Exclude the pictures, then repeat the remaining data exactly.

--- begin Data listing ---

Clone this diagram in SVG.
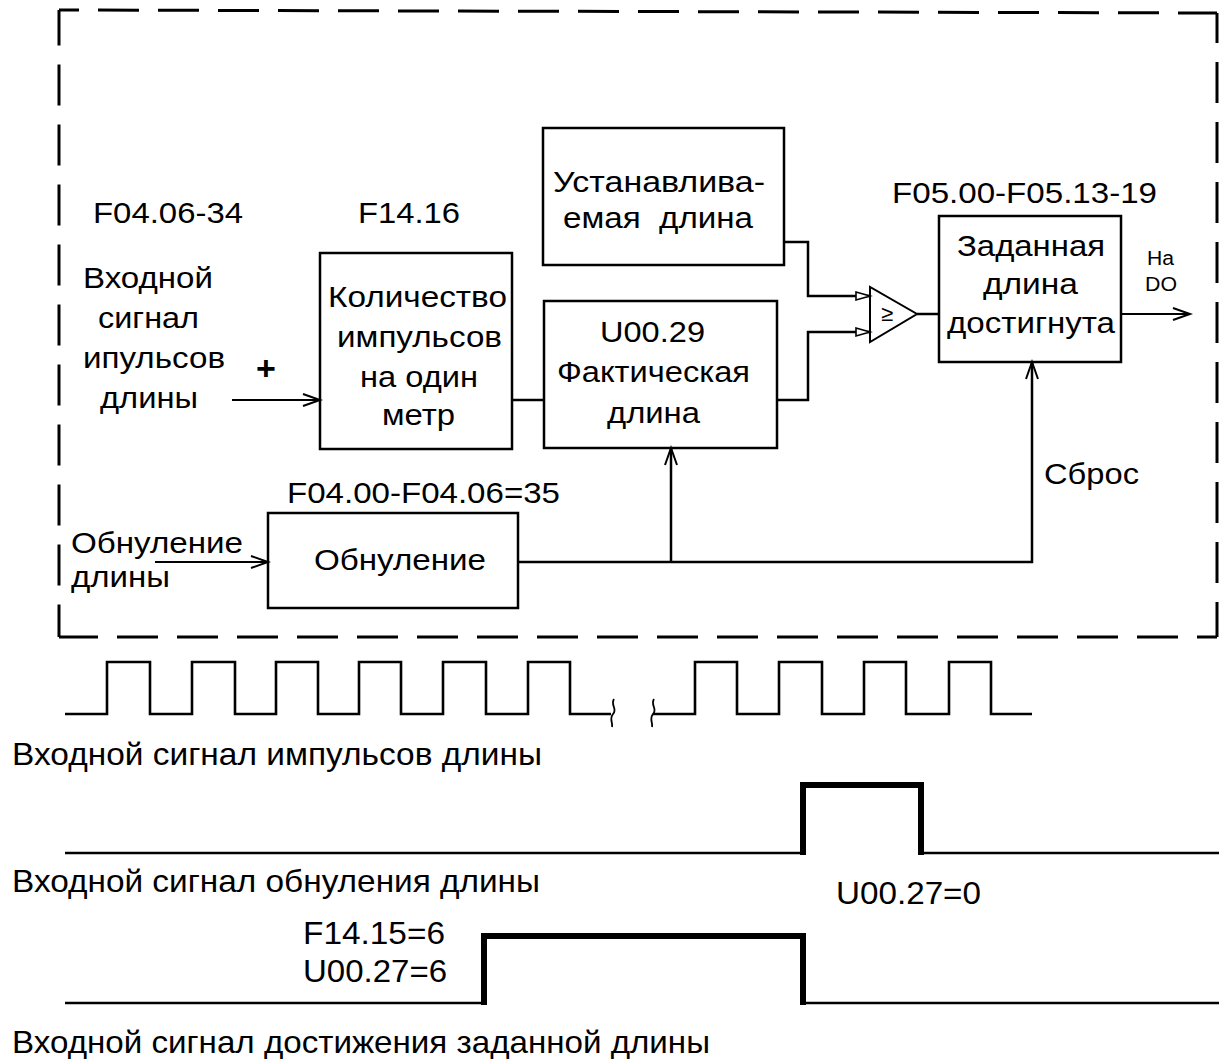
<svg xmlns="http://www.w3.org/2000/svg" width="1219" height="1059" viewBox="0 0 1219 1059">
<style>
  text { font-family: "Liberation Sans", Arial, sans-serif; font-size: 30px; fill: #000; }
  .box { fill: none; stroke: #000; stroke-width: 2.5; }
  .ln { fill: none; stroke: #000; stroke-width: 2.5; }
  .thin { fill: none; stroke: #000; stroke-width: 1.8; }
  .dash { fill: none; stroke: #000; stroke-width: 3; stroke-dasharray: 41 19; }
  .wave { fill: none; stroke: #000; stroke-width: 2.6; }
  .thick { fill: none; stroke: #000; stroke-width: 6; stroke-linejoin: miter; }
  .sm { font-size: 20px; }
  .bt { font-size: 32px; }
</style>
<defs>
  <marker id="open" markerUnits="userSpaceOnUse" markerWidth="20" markerHeight="16" refX="18" refY="7" orient="auto" overflow="visible">
    <path d="M1,1 L18,7 L1,13" fill="none" stroke="#000" stroke-width="2"/>
  </marker>
  <marker id="hollow" markerUnits="userSpaceOnUse" markerWidth="16" markerHeight="12" refX="15" refY="5" orient="auto" overflow="visible">
    <path d="M1,1 L15,5 L1,9 Z" fill="#fff" stroke="#000" stroke-width="1.6"/>
  </marker>
</defs>
<rect width="1219" height="1059" fill="#fff"/>

<g id="frame">
  <line class="dash" x1="59" y1="10" x2="1217" y2="13" stroke-dashoffset="21"/>
  <line class="dash" x1="59" y1="10" x2="59" y2="637" stroke-dashoffset="5.5"/>
  <line class="dash" x1="1217" y1="13" x2="1217" y2="637" stroke-dashoffset="11"/>
  <line class="dash" x1="59" y1="637" x2="1217" y2="637" stroke-dashoffset="2"/>
</g>

<g id="labels">
  <text x="93" y="223" textLength="150" lengthAdjust="spacingAndGlyphs">F04.06-34</text>
  <text x="358" y="223" textLength="102" lengthAdjust="spacingAndGlyphs">F14.16</text>
  <text x="83" y="288" textLength="130" lengthAdjust="spacingAndGlyphs">Входной</text>
  <text x="98" y="328" textLength="101" lengthAdjust="spacingAndGlyphs">сигнал</text>
  <text x="83" y="368" textLength="142" lengthAdjust="spacingAndGlyphs">ипульсов</text>
  <text x="100" y="408" textLength="98" lengthAdjust="spacingAndGlyphs">длины</text>
  <text x="266" y="380" text-anchor="middle" style="font-size:34px;font-weight:bold">+</text>
  <text x="892" y="203" textLength="265" lengthAdjust="spacingAndGlyphs">F05.00-F05.13-19</text>
  <text class="sm" x="1147" y="265" textLength="27" lengthAdjust="spacingAndGlyphs">На</text>
  <text class="sm" x="1145" y="291" textLength="32" lengthAdjust="spacingAndGlyphs">DO</text>
  <text x="1044" y="484" textLength="95" lengthAdjust="spacingAndGlyphs">Сброс</text>
  <text x="287" y="503" textLength="273" lengthAdjust="spacingAndGlyphs">F04.00-F04.06=35</text>
  <text x="71" y="553" textLength="172" lengthAdjust="spacingAndGlyphs">Обнуление</text>
  <text x="71" y="587" textLength="99" lengthAdjust="spacingAndGlyphs">длины</text>
</g>

<g id="node-pulses-per-meter">
  <rect class="box" x="320" y="253" width="192" height="196"/>
  <text x="328" y="307" textLength="179" lengthAdjust="spacingAndGlyphs">Количество</text>
  <text x="337" y="347" textLength="165" lengthAdjust="spacingAndGlyphs">импульсов</text>
  <text x="360" y="387" textLength="118" lengthAdjust="spacingAndGlyphs">на один</text>
  <text x="382" y="425" textLength="73" lengthAdjust="spacingAndGlyphs">метр</text>
</g>

<g id="node-set-length">
  <rect class="box" x="543" y="128" width="241" height="137"/>
  <text x="553" y="192" textLength="212" lengthAdjust="spacingAndGlyphs">Устанавлива-</text>
  <text x="563" y="228" textLength="190" lengthAdjust="spacingAndGlyphs" xml:space="preserve">емая  длина</text>
</g>

<g id="node-actual-length">
  <rect class="box" x="544" y="301" width="233" height="147"/>
  <text x="600" y="342" textLength="105" lengthAdjust="spacingAndGlyphs">U00.29</text>
  <text x="557" y="382" textLength="193" lengthAdjust="spacingAndGlyphs">Фактическая</text>
  <text x="607" y="423" textLength="93" lengthAdjust="spacingAndGlyphs">длина</text>
</g>

<g id="node-comparator">
  <polygon points="870,287 870,342 917,314" fill="#fff" stroke="#000" stroke-width="2"/>
  <text x="887" y="321" text-anchor="middle" style="font-size:22px">≥</text>
</g>

<g id="node-reached">
  <rect class="box" x="939" y="216" width="182" height="146"/>
  <text x="957" y="256" textLength="148" lengthAdjust="spacingAndGlyphs">Заданная</text>
  <text x="983" y="294" textLength="95" lengthAdjust="spacingAndGlyphs">длина</text>
  <text x="947" y="333" textLength="168" lengthAdjust="spacingAndGlyphs">достигнута</text>
</g>

<g id="node-reset">
  <rect class="box" x="268" y="513" width="250" height="95"/>
  <text x="314" y="570" textLength="172" lengthAdjust="spacingAndGlyphs">Обнуление</text>
</g>

<g id="connectors">
  <path class="thin" d="M232,400 H320" marker-end="url(#open)"/>
  <path class="ln" d="M512,400 H544"/>
  <path class="ln" d="M784,242 H808 V296 H870" marker-end="url(#hollow)"/>
  <path class="ln" d="M777,400 H808 V332 H870" marker-end="url(#hollow)"/>
  <path class="ln" d="M917,314 H939"/>
  <path class="thin" d="M1121,314 H1190" marker-end="url(#open)"/>
  <path class="thin" d="M155,562 H268" marker-end="url(#open)"/>
  <path class="ln" d="M518,562 H1032 V362" marker-end="url(#open)"/>
  <path class="ln" d="M671,562 V448" marker-end="url(#open)"/>
</g>

<g id="timing">
  <path class="wave" d="M65,714 H107 V662 H150 V714 H192 V662 H235 V714 H276 V662 H318 V714 H359 V662 H401 V714 H443 V662 H486 V714 H528 V662 H570 V714 H611"/>
  <path class="thin" d="M614,699 C610,705 618,709 613,714 C609,719 613,722 612,727"/>
  <path class="thin" d="M654,699 C650,705 658,709 653,714 C649,719 653,722 652,727"/>
  <path class="wave" d="M653,714 H695 V662 H737 V714 H779 V662 H822 V714 H864 V662 H906 V714 H949 V662 H991 V714 H1032"/>
  <text class="bt" x="12" y="765" textLength="530" lengthAdjust="spacingAndGlyphs">Входной сигнал импульсов длины</text>

  <path class="wave" d="M65,853 H803 M921,853 H1219"/>
  <path class="thick" d="M803,855 V785 H921 V855"/>
  <text class="bt" x="12" y="892" textLength="528" lengthAdjust="spacingAndGlyphs">Входной сигнал обнуления длины</text>
  <text class="bt" x="836" y="904" textLength="145" lengthAdjust="spacingAndGlyphs">U00.27=0</text>

  <text class="bt" x="303" y="944" textLength="142" lengthAdjust="spacingAndGlyphs">F14.15=6</text>
  <text class="bt" x="303" y="982" textLength="144" lengthAdjust="spacingAndGlyphs">U00.27=6</text>
  <path class="wave" d="M65,1003 H484 M803,1003 H1219"/>
  <path class="thick" d="M484,1005 V936 H803 V1005"/>
  <text class="bt" x="12" y="1053" textLength="698" lengthAdjust="spacingAndGlyphs">Входной сигнал достижения заданной длины</text>
</g>
</svg>
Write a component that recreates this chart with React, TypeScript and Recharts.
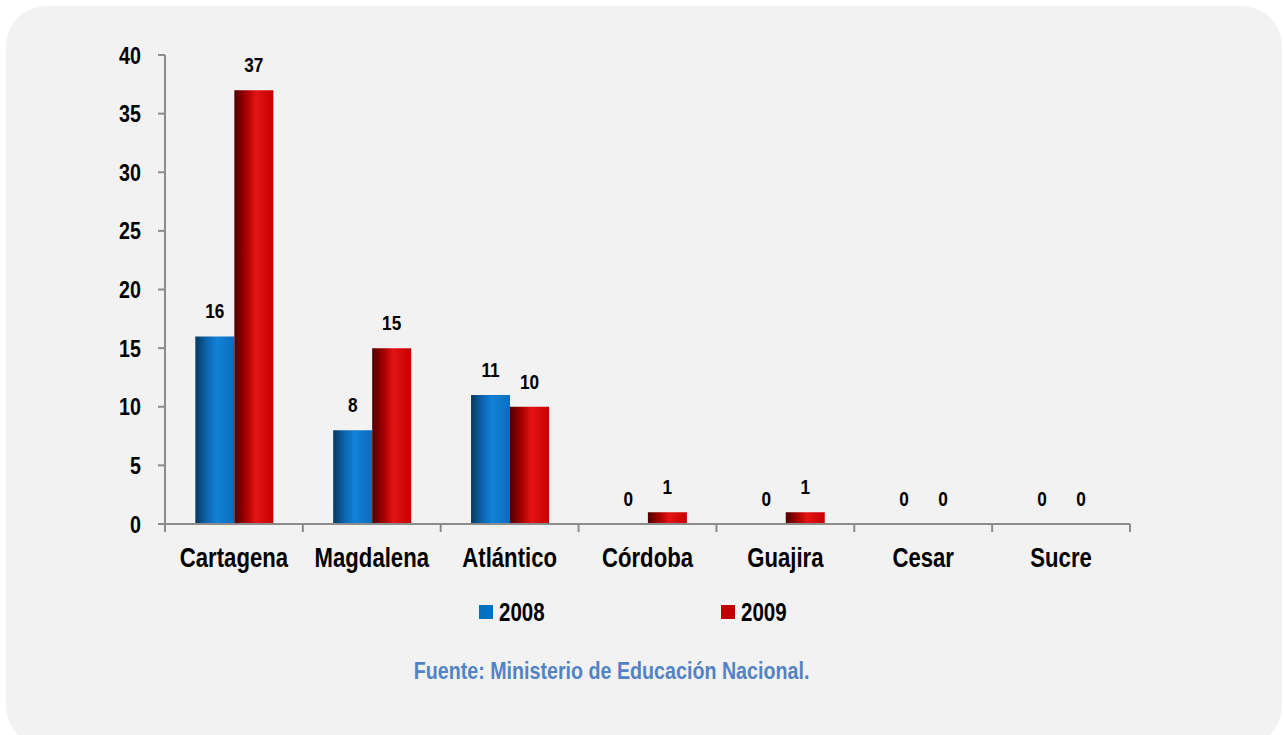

--- end Data listing ---

◆ Task output:
Clone this diagram in SVG.
<svg xmlns="http://www.w3.org/2000/svg" width="1219" height="1059" viewBox="0 0 1219 1059">
<style>
  text { font-family: "Liberation Sans", Arial, sans-serif; font-size: 30px; fill: #000; }
  .box { fill: none; stroke: #000; stroke-width: 2.5; }
  .ln { fill: none; stroke: #000; stroke-width: 2.5; }
  .thin { fill: none; stroke: #000; stroke-width: 1.8; }
  .dash { fill: none; stroke: #000; stroke-width: 3; stroke-dasharray: 41 19; }
  .wave { fill: none; stroke: #000; stroke-width: 2.6; }
  .thick { fill: none; stroke: #000; stroke-width: 6; stroke-linejoin: miter; }
  .sm { font-size: 20px; }
  .bt { font-size: 32px; }
</style>
<defs>
  <marker id="open" markerUnits="userSpaceOnUse" markerWidth="20" markerHeight="16" refX="18" refY="7" orient="auto" overflow="visible">
    <path d="M1,1 L18,7 L1,13" fill="none" stroke="#000" stroke-width="2"/>
  </marker>
  <marker id="hollow" markerUnits="userSpaceOnUse" markerWidth="16" markerHeight="12" refX="15" refY="5" orient="auto" overflow="visible">
    <path d="M1,1 L15,5 L1,9 Z" fill="#fff" stroke="#000" stroke-width="1.6"/>
  </marker>
</defs>
<rect width="1219" height="1059" fill="#fff"/>

<g id="frame">
  <line class="dash" x1="59" y1="10" x2="1217" y2="13" stroke-dashoffset="21"/>
  <line class="dash" x1="59" y1="10" x2="59" y2="637" stroke-dashoffset="5.5"/>
  <line class="dash" x1="1217" y1="13" x2="1217" y2="637" stroke-dashoffset="11"/>
  <line class="dash" x1="59" y1="637" x2="1217" y2="637" stroke-dashoffset="2"/>
</g>

<g id="labels">
  <text x="93" y="223" textLength="150" lengthAdjust="spacingAndGlyphs">F04.06-34</text>
  <text x="358" y="223" textLength="102" lengthAdjust="spacingAndGlyphs">F14.16</text>
  <text x="83" y="288" textLength="130" lengthAdjust="spacingAndGlyphs">Входной</text>
  <text x="98" y="328" textLength="101" lengthAdjust="spacingAndGlyphs">сигнал</text>
  <text x="83" y="368" textLength="142" lengthAdjust="spacingAndGlyphs">ипульсов</text>
  <text x="100" y="408" textLength="98" lengthAdjust="spacingAndGlyphs">длины</text>
  <text x="266" y="380" text-anchor="middle" style="font-size:34px;font-weight:bold">+</text>
  <text x="892" y="203" textLength="265" lengthAdjust="spacingAndGlyphs">F05.00-F05.13-19</text>
  <text class="sm" x="1147" y="265" textLength="27" lengthAdjust="spacingAndGlyphs">На</text>
  <text class="sm" x="1145" y="291" textLength="32" lengthAdjust="spacingAndGlyphs">DO</text>
  <text x="1044" y="484" textLength="95" lengthAdjust="spacingAndGlyphs">Сброс</text>
  <text x="287" y="503" textLength="273" lengthAdjust="spacingAndGlyphs">F04.00-F04.06=35</text>
  <text x="71" y="553" textLength="172" lengthAdjust="spacingAndGlyphs">Обнуление</text>
  <text x="71" y="587" textLength="99" lengthAdjust="spacingAndGlyphs">длины</text>
</g>

<g id="node-pulses-per-meter">
  <rect class="box" x="320" y="253" width="192" height="196"/>
  <text x="328" y="307" textLength="179" lengthAdjust="spacingAndGlyphs">Количество</text>
  <text x="337" y="347" textLength="165" lengthAdjust="spacingAndGlyphs">импульсов</text>
  <text x="360" y="387" textLength="118" lengthAdjust="spacingAndGlyphs">на один</text>
  <text x="382" y="425" textLength="73" lengthAdjust="spacingAndGlyphs">метр</text>
</g>

<g id="node-set-length">
  <rect class="box" x="543" y="128" width="241" height="137"/>
  <text x="553" y="192" textLength="212" lengthAdjust="spacingAndGlyphs">Устанавлива-</text>
  <text x="563" y="228" textLength="190" lengthAdjust="spacingAndGlyphs" xml:space="preserve">емая  длина</text>
</g>

<g id="node-actual-length">
  <rect class="box" x="544" y="301" width="233" height="147"/>
  <text x="600" y="342" textLength="105" lengthAdjust="spacingAndGlyphs">U00.29</text>
  <text x="557" y="382" textLength="193" lengthAdjust="spacingAndGlyphs">Фактическая</text>
  <text x="607" y="423" textLength="93" lengthAdjust="spacingAndGlyphs">длина</text>
</g>

<g id="node-comparator">
  <polygon points="870,287 870,342 917,314" fill="#fff" stroke="#000" stroke-width="2"/>
  <text x="887" y="321" text-anchor="middle" style="font-size:22px">≥</text>
</g>

<g id="node-reached">
  <rect class="box" x="939" y="216" width="182" height="146"/>
  <text x="957" y="256" textLength="148" lengthAdjust="spacingAndGlyphs">Заданная</text>
  <text x="983" y="294" textLength="95" lengthAdjust="spacingAndGlyphs">длина</text>
  <text x="947" y="333" textLength="168" lengthAdjust="spacingAndGlyphs">достигнута</text>
</g>

<g id="node-reset">
  <rect class="box" x="268" y="513" width="250" height="95"/>
  <text x="314" y="570" textLength="172" lengthAdjust="spacingAndGlyphs">Обнуление</text>
</g>

<g id="connectors">
  <path class="thin" d="M232,400 H320" marker-end="url(#open)"/>
  <path class="ln" d="M512,400 H544"/>
  <path class="ln" d="M784,242 H808 V296 H870" marker-end="url(#hollow)"/>
  <path class="ln" d="M777,400 H808 V332 H870" marker-end="url(#hollow)"/>
  <path class="ln" d="M917,314 H939"/>
  <path class="thin" d="M1121,314 H1190" marker-end="url(#open)"/>
  <path class="thin" d="M155,562 H268" marker-end="url(#open)"/>
  <path class="ln" d="M518,562 H1032 V362" marker-end="url(#open)"/>
  <path class="ln" d="M671,562 V448" marker-end="url(#open)"/>
</g>

<g id="timing">
  <path class="wave" d="M65,714 H107 V662 H150 V714 H192 V662 H235 V714 H276 V662 H318 V714 H359 V662 H401 V714 H443 V662 H486 V714 H528 V662 H570 V714 H611"/>
  <path class="thin" d="M614,699 C610,705 618,709 613,714 C609,719 613,722 612,727"/>
  <path class="thin" d="M654,699 C650,705 658,709 653,714 C649,719 653,722 652,727"/>
  <path class="wave" d="M653,714 H695 V662 H737 V714 H779 V662 H822 V714 H864 V662 H906 V714 H949 V662 H991 V714 H1032"/>
  <text class="bt" x="12" y="765" textLength="530" lengthAdjust="spacingAndGlyphs">Входной сигнал импульсов длины</text>

  <path class="wave" d="M65,853 H803 M921,853 H1219"/>
  <path class="thick" d="M803,855 V785 H921 V855"/>
  <text class="bt" x="12" y="892" textLength="528" lengthAdjust="spacingAndGlyphs">Входной сигнал обнуления длины</text>
  <text class="bt" x="836" y="904" textLength="145" lengthAdjust="spacingAndGlyphs">U00.27=0</text>

  <text class="bt" x="303" y="944" textLength="142" lengthAdjust="spacingAndGlyphs">F14.15=6</text>
  <text class="bt" x="303" y="982" textLength="144" lengthAdjust="spacingAndGlyphs">U00.27=6</text>
  <path class="wave" d="M65,1003 H484 M803,1003 H1219"/>
  <path class="thick" d="M484,1005 V936 H803 V1005"/>
  <text class="bt" x="12" y="1053" textLength="698" lengthAdjust="spacingAndGlyphs">Входной сигнал достижения заданной длины</text>
</g>
</svg>
Write a component that recreates this chart with React, TypeScript and Recharts.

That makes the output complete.